10. It may be mentioned that in respect of identical orders passed by the Appellate Collector of Customs some importers/exporters of diamonds filed appeals before the Customs Appellate Tribunal. By its judgment and order dated 24th December 1983 the appeals were allowed. Very fairly, Mr. Deodhar, learned counsel for the respondents, had told me that he wanted to ascertain from his clients whether they had accepted the judgment of the Customs Appellate Tribunal. It is a matter of regret that, though several weeks have elapsed since the time he first told me that he had sought instructions, they have not yet given to him.

11. It was submitted by Mr. Hidayatullah, learned counsel for the petitioners, that the public notice dated 7th April 1978 operated only prospectively and could not be so read as to defeat rights which had accrued to the importers under the public notice dated 7th October 1977. He submitted that the show cause notices issued to the petitioners were governed by Section 28 of the Act and were out of time.

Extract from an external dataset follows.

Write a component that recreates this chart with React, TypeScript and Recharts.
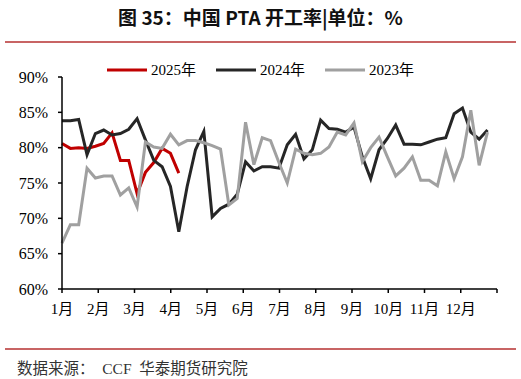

He also submitted that the respondents were estopped from making any claims for repayment of the drawback amounts. Lastly, it was his submission that the public notice dated 7th April 1978 had effect only in respect of replenishment licenses. The petition also challenges the vires of Rule 14, but no argument in that behalf has been advanced before me.

12. I shall confine myself to the argument that the public notice dated 7th April 1978 operates only prospectively. The observations of the Supreme Court in Bharat Barrel and Drum Mfg. Co. (P) Ltd. v. The Collector of Customs, Bombay, : AIR1971SC704 , are apposite. A public notice prescribed the condition that imported steel sheets must be of prime quality. The public notice was sought to be applied to sheets imported under licenses issued before the date of the public notice. The Supreme Court observed that the officer of the Central Government who heard the revision applications was rightly of the view that the public notice prescribing prime quality had no retrospective operation and the condition of prime quality was inapplicable to licenses issued before the date of the public notice. Importers, like the petitioners, who imported rough, uncut diamonds and declared upon the bills of entry thereof, as was required by the public notice dated 7th October 1977, that they would export the same diamonds within six months after cutting and polishing them, became entitled to receive the drawback of 3% upon fulfilment of the condition. The public notice dated 7th April 1978 cannot be read in a manner that would seem to take away such right. The only manner in which it can be read is that it operates prospectively.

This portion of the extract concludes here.